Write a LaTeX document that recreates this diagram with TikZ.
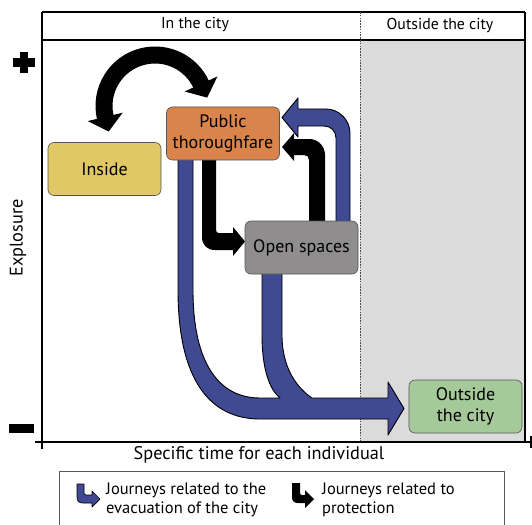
\documentclass[tikz,border=0pt]{standalone}
\usepackage{fontspec}
\setmainfont{PT Sans}
\usetikzlibrary{calc}
\definecolor{evac}{RGB}{63,74,146}
\definecolor{insideY}{RGB}{224,200,100}
\definecolor{ptOrange}{RGB}{217,132,74}
\definecolor{openG}{RGB}{143,141,141}
\definecolor{outG}{RGB}{166,201,154}
\definecolor{bgGray}{RGB}{219,219,219}
\definecolor{nodeborder}{RGB}{85,85,85}
\begin{document}
\begin{tikzpicture}[x=1pt,y=-1pt,
  box/.style={draw=nodeborder, line width=0.6pt, rounded corners=6pt,
    minimum width=113pt, minimum height=53pt, inner sep=0pt, align=center,
    font=\fontsize{18}{21.5}\selectfont},
  lbl/.style={inner sep=0pt, font=\fontsize{16}{20}\selectfont},
  headlbl/.style={lbl, font=\fontsize{15.8}{19}\selectfont},
  axlbl/.style={lbl, font=\fontsize{18.3}{21}\selectfont},
  leglbl/.style={lbl, font=\fontsize{16.5}{19.5}\selectfont},
  evacshape/.style={fill=evac, draw=black, line width=0.9pt, line join=round},
  protshape/.style={fill=black},
  axisline/.style={line width=1.6pt},
  frameline/.style={line width=1.2pt}]
\path[use as bounding box] (0,0) rectangle (532,524);
\clip (0,0) rectangle (532,524);

% background of the outside zone
\fill[bgGray] (360,40) rectangle (525,442);

% frame
\draw[frameline] (42,12) -- (525,12);
\draw[frameline] (42,40) -- (525,40);
\draw[frameline] (525,12) -- (525,442);
\draw[line width=0.6pt, dash pattern=on 1.6pt off 1.2pt, black!70] (360,12) -- (360,442);

% axes
\draw[axisline] (42,12) -- (42,449);
\draw[axisline] (35,442) -- (531,442);
\draw[line width=1.2pt] (531,436) -- (531,448);

% plus and minus
\fill (13,58) rectangle (35,67);
\fill (20,52) rectangle (28,73);
\fill (9,424) rectangle (34,433);

% header labels
\node[headlbl] (hin) at (195,25) {In the city};
\node[headlbl] (hout) at (440,25) {Outside the city};
\node[axlbl, rotate=90] (ylab) at (18,238) {Explosure};
\node[axlbl] (xlab) at (259,455) {Specific time for each individual};

% evacuation journeys (blue)
\path[evacshape] (178,158) -- (178,290)
  .. controls (178,380) and (210,419) .. (260,419)
  -- (388,419) -- (388,435) -- (404,408.5) -- (388,382) -- (388,398)
  -- (312,398) .. controls (297,388) and (282,368) .. (282,335)
  -- (282,272) -- (262,272) -- (262,335)
  .. controls (262,370) and (270,390) .. (280,398)
  -- (260,398) .. controls (220,398) and (193,365) .. (193,290)
  -- (193,158) -- cycle;
\path[evacshape] (336,223) -- (336,138) .. controls (336,131) and (331,126) .. (324,126)
  -- (298,126) -- (298,137) -- (282,117.5) -- (298,98) -- (298,109)
  -- (326,109) .. controls (339,109) and (350,120) .. (350,133)
  -- (350,223) -- cycle;

% protection journeys (black)
\path[protshape] (202,158) -- (202,237) .. controls (202,245) and (207,250) .. (215,250)
  -- (233,250) -- (233,256) -- (245,241.5) -- (233,227) -- (233,233)
  -- (219,233) .. controls (217,233) and (216,232) .. (216,230) -- (216,158) -- cycle;
\path[protshape] (309,223) -- (309,160) .. controls (309,157) and (307,155) .. (304,155)
  -- (294,155) -- (294,161) -- (282,147) -- (294,133) -- (294,139)
  -- (309,139) .. controls (318,139) and (325,146) .. (325,155)
  -- (325,223) -- cycle;
\draw[line width=17pt] (155,106) ++(-193.5:51) arc[start angle=-193.5, end angle=-24.5, radius=51];
\fill (217.4,76.5) -- (207.2,97.6) -- (184.6,91.5) -- cycle;
\fill (122.7,112.7) -- (108.7,131.5) -- (87.7,121.1) -- cycle;

% nodes
\node[box, fill=insideY] (inside) at (104.5,169) {Inside};
\node[box, fill=ptOrange] (pt) at (223,133.5) {Public\\thoroughfare};
\node[box, fill=openG] (open) at (301.5,247.5) {Open spaces};
\node[box, fill=outG] (outside) at (465.5,406.5) {Outside\\the city};

% legend
\draw[line width=0.8pt, black!65] (59,471) rectangle (504,540);
\path[evacshape, line width=0.7pt] (77,484) -- (77,497) .. controls (77,501) and (79,503) .. (83,503)
  -- (92,503) -- (92,507) -- (100,499) -- (92,491) -- (92,495)
  -- (86,495) .. controls (85,495) and (84,494) .. (84,493) -- (84,484) -- cycle;
\begin{scope}[xshift=215pt]
\path[protshape] (77,483) -- (77,497) .. controls (77,501) and (79,503) .. (83,503)
  -- (90,503) -- (90,508) -- (99,499) -- (90,490) -- (90,495)
  -- (87,495) .. controls (86,495) and (85,494) .. (85,493) -- (85,483) -- cycle;
\end{scope}
\node[leglbl, anchor=west, align=left] (leg1) at (106,500) {Journeys related to the\\evacuation of the city};
\node[leglbl, anchor=west, align=left] (leg2) at (322,500) {Journeys related to\\protection};
\end{tikzpicture}
\end{document}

Directive: Write out again exactly the lines from the start of the data above through the line containing "(360,12) -- (360,442);", inclusive, excluding any pictures.

Result of the task:
Write a LaTeX document that recreates this diagram with TikZ.
\documentclass[tikz,border=0pt]{standalone}
\usepackage{fontspec}
\setmainfont{PT Sans}
\usetikzlibrary{calc}
\definecolor{evac}{RGB}{63,74,146}
\definecolor{insideY}{RGB}{224,200,100}
\definecolor{ptOrange}{RGB}{217,132,74}
\definecolor{openG}{RGB}{143,141,141}
\definecolor{outG}{RGB}{166,201,154}
\definecolor{bgGray}{RGB}{219,219,219}
\definecolor{nodeborder}{RGB}{85,85,85}
\begin{document}
\begin{tikzpicture}[x=1pt,y=-1pt,
  box/.style={draw=nodeborder, line width=0.6pt, rounded corners=6pt,
    minimum width=113pt, minimum height=53pt, inner sep=0pt, align=center,
    font=\fontsize{18}{21.5}\selectfont},
  lbl/.style={inner sep=0pt, font=\fontsize{16}{20}\selectfont},
  headlbl/.style={lbl, font=\fontsize{15.8}{19}\selectfont},
  axlbl/.style={lbl, font=\fontsize{18.3}{21}\selectfont},
  leglbl/.style={lbl, font=\fontsize{16.5}{19.5}\selectfont},
  evacshape/.style={fill=evac, draw=black, line width=0.9pt, line join=round},
  protshape/.style={fill=black},
  axisline/.style={line width=1.6pt},
  frameline/.style={line width=1.2pt}]
\path[use as bounding box] (0,0) rectangle (532,524);
\clip (0,0) rectangle (532,524);

% background of the outside zone
\fill[bgGray] (360,40) rectangle (525,442);

% frame
\draw[frameline] (42,12) -- (525,12);
\draw[frameline] (42,40) -- (525,40);
\draw[frameline] (525,12) -- (525,442);
\draw[line width=0.6pt, dash pattern=on 1.6pt off 1.2pt, black!70] (360,12) -- (360,442);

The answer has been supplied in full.